The managers are very strongly in favor of placing the children in “Western homes,” and doubtless most persons interested in the question of caring for these children would agree with them, could satisfactory evidence only be given of the actual advantages of the plan. But such evidence is not furnished by any of the reports we have examined. This asylum, for instance, has been sending children West year after year, and yet the superintendent informs us, as a piece of special news, that “in the early part of November last the superintendent went to Illinois, for the purpose of becoming better acquainted with the practical workings of the agency, and visiting the children sent West in their new homes.” This is given as an event in the workings of the institution. In other words, the children sent out were left absolutely to the Western agent, who may have been a very worthy and conscientious person, or who may have been nothing of the kind. The amount expended on the Western agency would not seem to indicate any very extensive or arduous labors. The result of the superintendent’s trip was a visitation of twenty-five children, and, on the strength of that very limited number of visits and the representations of the agent, he states that “it was evident that great care was taken and good judgment exercised in providing children with the best of homes and looking after their general welfare.”

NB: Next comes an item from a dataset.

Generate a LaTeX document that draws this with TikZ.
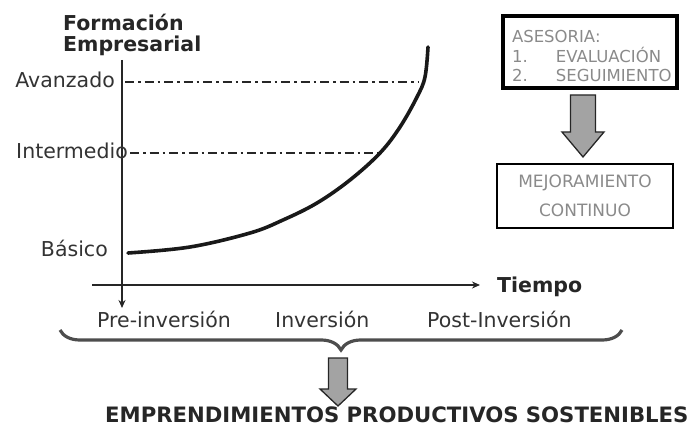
\documentclass[tikz,border=0pt]{standalone}
\usepackage{fontspec}
\setmainfont{DejaVu Sans}
\usepackage{xcolor}
\usetikzlibrary{positioning,calc,decorations.pathreplacing,arrows.meta}
\definecolor{softGray}{HTML}{8A8A8A}
\definecolor{arrowGray}{HTML}{A3A3A3}
\definecolor{braceGray}{HTML}{4D4D4D}
\tikzstyle{nodeLevel}=[anchor=base east, inner sep=0pt, font=\fontsize{20.5}{24}\selectfont, text=black!80]
\tikzstyle{nodePhase}=[anchor=base west, inner sep=0pt, font=\fontsize{20.5}{24}\selectfont, text=black!80]
\tikzstyle{nodeTitle}=[anchor=base west, inner sep=0pt, font=\bfseries\fontsize{20.5}{24}\selectfont, text=black!85]
\tikzstyle{nodeBox}=[draw, rectangle, text=softGray, inner sep=0pt]
\tikzstyle{lineLevel}=[line width=2.5pt, dash pattern=on 9pt off 4pt on 2.5pt off 4pt, black!85]
\tikzstyle{lineAxis}=[line width=2.4pt, black!85]
\tikzstyle{blockArrow}=[fill=arrowGray, draw=black!85, line width=1.3pt, line join=miter]

\begin{document}
\begin{tikzpicture}[x=1pt, y=-1pt]
  \useasboundingbox (0,0) rectangle (693,427);
  % axes
  \coordinate (yTop) at (122,60);
  \coordinate (yEnd) at (122,308);
  \coordinate (xStart) at (92,285);
  \coordinate (xEnd) at (480,285);
  \draw[lineAxis, -{Stealth[length=8pt,width=7pt]}] (yTop) -- (yEnd);
  \draw[lineAxis, -{Stealth[length=8pt,width=7pt]}] (xStart) -- (xEnd);
  \node[nodeTitle] (form) at (63,31) {Formación};
  \node[nodeTitle] (empr) at (63,52) {Empresarial};
  \node[nodeTitle] (tiempo) at (497,293) {Tiempo};
  % levels
  \node[nodeLevel] (avanz) at (115,88) {Avanzado};
  \node[nodeLevel] (inter) at (128,159) {Intermedio};
  \node[nodeLevel] (basic) at (108,257) {Básico};
  \coordinate (avanzA) at (125,82);
  \coordinate (avanzB) at (418,82);
  \coordinate (interA) at (130,153);
  \coordinate (interB) at (378,153);
  \draw[lineLevel] (avanzA) -- (avanzB);
  \draw[lineLevel] (interA) -- (interB);
  % curve
  \draw[line width=3.6pt, black!90, line cap=round] plot[smooth, tension=0.6] coordinates
    {(128,253) (190,247) (250,233) (283,220) (317,203) (350,180) (380,153)
     (400,127) (417,97) (425,77) (428,47)};
  % phases
  \node[nodePhase] (pre) at (97,327) {Pre-inversión};
  \node[nodePhase] (inv) at (275,327) {Inversión};
  \node[nodePhase] (post) at (427,327) {Post-Inversión};
  \coordinate (braceL) at (60,330);
  \coordinate (braceR) at (622,330);
  \draw[braceGray, line width=3.2pt, decorate, decoration={brace, mirror, amplitude=20pt}] (braceL) -- (braceR);
  % boxes
  \node[nodeBox, line width=3.5pt, minimum width=174pt, minimum height=72pt,
        font=\fontsize{16.5}{19.5}\selectfont, align=left, text width=156pt] (ases) at (590,52)
    {\rule{0pt}{21pt}ASESORIA:\\\makebox[44pt][l]{1.}EVALUACIÓN\\\makebox[44pt][l]{2.}SEGUIMIENTO};
  \node[nodeBox, line width=2.5pt, minimum width=176pt, minimum height=64pt,
        font=\fontsize{17}{29}\selectfont, align=center] (mejora) at (585,196)
    {MEJORAMIENTO\\CONTINUO};
  \node[nodeTitle, font=\bfseries\fontsize{21.2}{24}\selectfont] (empren) at (105,422)
    {EMPRENDIMIENTOS PRODUCTIVOS SOSTENIBLES};
  % block arrows
  \coordinate (arrTopA) at (583,95);
  \coordinate (arrTipA) at (583,157);
  \coordinate (arrTopB) at (338,358);
  \coordinate (arrTipB) at (338,406);
  \draw[blockArrow] let \p1=(arrTopA), \p2=(arrTipA) in
    (\x1-12.5pt,\y1) -- (\x1+12.5pt,\y1) -- (\x1+12.5pt,\y2+25pt) -- (\x1+21pt,\y2+25pt)
    -- (\x1,\y2) -- (\x1-21pt,\y2+25pt) -- (\x1-12.5pt,\y2+25pt) -- cycle;
  \draw[blockArrow] let \p1=(arrTopB), \p2=(arrTipB) in
    (\x1-9.5pt,\y1) -- (\x1+9.5pt,\y1) -- (\x1+9.5pt,\y2+17pt) -- (\x1+18pt,\y2+17pt)
    -- (\x1,\y2) -- (\x1-18pt,\y2+17pt) -- (\x1-9.5pt,\y2+17pt) -- cycle;
\end{tikzpicture}
\end{document}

The Western agent himself reports: “For sixteen years the Asylum has been sending to Illinois, and placing in families as apprentices, those who have become permanently its wards, and during that time two thousand three hundred and ninety-nine have been thus cared for. Their employers have been required to make a legal contract in writing, binding themselves to provide suitably for their physical comfort during their minority, instruct them in a specified trade, allow them to attend school four months in each year, give them moral and religious training, and make a stipulated payment of clothing and money at the expiration of their apprenticeship.… The Asylum is required by its charter to see that the terms of every contract are faithfully performed throughout the entire period of the apprenticeship.”

Of course these conditions are very favorable to the children, provided only that they are carried out. That they are always carried out is doubtful, and the number of complaints made by both children and employers, mentioned incidentally, tend to strengthen this doubt. Then as regards the “moral and religious training”: What in the case of Catholic children such training is likely to be may be inferred from the fact that the Catholic religion is proscribed in the Asylum and House, as also from the fact mentioned by the agent himself (p. 42) that among the employers “prejudiced against indentures,” “occasionally one objects to them on the ground of conscientious scruples;” “but,” he adds, “it rarely occurs that they cannot be prevailed upon to comply with our regulations in this particular.”

What the Western “Home” is may be judged from the following pregnant sentence of the agent’s report: “I am not instructed by the committee, nor would it be well to make it an attractive rendezvous, and the children are neither drawn to it by factitious allurements nor encouraged to make a protracted stay.” The unsolicited testimony on this point may be taken as unimpeachable. He admits that “instances of wrongs frequently come to our knowledge, and doubtless many others exist of which we have not been made aware.” Accordingly, “to prevent such abuses,” “an additional agent has recently been engaged, who will be employed exclusively as a visitor.” This additional agent commenced service “about five weeks” from the date of the Western agent’s report; but “unprecedentedly stormy weather and difficult travelling have rendered it impossible for him to enter upon his special work.” And such is all the practical information furnished us concerning the Western branch of this institution, notwithstanding that “every employer and every apprentice is written to at least once annually.”

The report of the agent tells us really little or nothing. Indeed, its tone is not at all sanguine. His “time has been too fully occupied to accomplish much in the way of gathering statistics of what is, in my belief, a demonstrable fact: that, with as few exceptions as occur among other children, asylum wards become reputable and prosperous citizens.” No doubt; proof will be given afterwards that this belief is well founded, but not as regards the institution in question. In its case, unfortunately, the demonstration is the one thing wanting.

The total number of children admitted to the institution from 1853 to 1873 is 17,035, of whom 12,975 were of native, 3,820 of foreign birth. Ireland contributed 2,006; France, 71; Spain, 6; Italy, 75; South America, 5; Austria, 5; all of whom may be safely classed as Catholics. Of the native-born New York alone contributed eleven thousand five hundred and seventy-one, all the other States together adding only one thousand three hundred and ninety-six. The number of native-born children of Irish parents in the State of New York within the last twenty years may be left to easy conjecture. One thing is certain: that the faith of all the Catholic children admitted to this institution was, while they remained in it, and as long as they remained under its supervision, proscribed, while they were compelled to conform to the Church Established in Public Institutions. There is no financial statement for the twenty years.